Beamforming Design and Performance Evaluation for RIS-aided Localization using LEO Satellite Signals

TL;DR

This paper proposes an RIS beamforming method to enhance LEO satellite-based localization accuracy, achieving potentially sub-meter precision by optimizing signal design and evaluating performance through the Cramér-Rao bound.

Contribution

It introduces an optimal RIS beamforming approach for LEO satellite localization and derives the associated Cramér-Rao bound to guide design improvements.

Findings

Proposed beamforming outperforms benchmark schemes

Achieves meter or sub-meter localization accuracy

Demonstrates synergy between LEO satellites and RISs

Abstract

The growing availability of low-Earth orbit (LEO) satellites, coupled with the anticipated widespread deployment of reconfigurable intelligent surfaces (RISs), opens up promising prospects for new localization paradigms.
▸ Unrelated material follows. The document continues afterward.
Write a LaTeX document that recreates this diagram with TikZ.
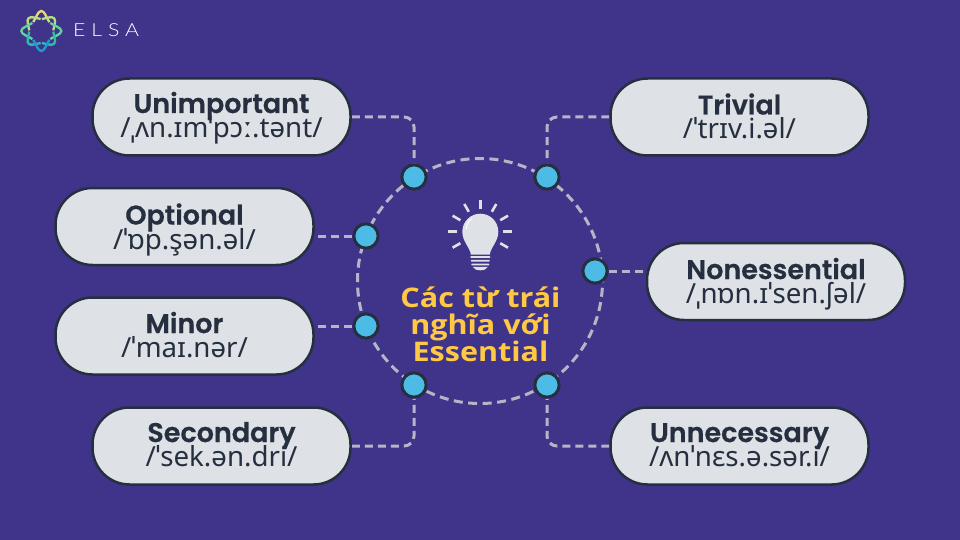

This paper studies RIS-aided localization using LEO satellite signals. The Cram\'er-Rao bound of the considered localization problem is derived, based on which an optimal RIS beamforming design that minimizes the derived bound is proposed. Numerical results demonstrate the superiority of the proposed beamforming scheme over benchmark alternatives, while also revealing that the synergy between LEO satellites and RISs holds the promise of achieving localization accuracy at the meter or even sub-meter level.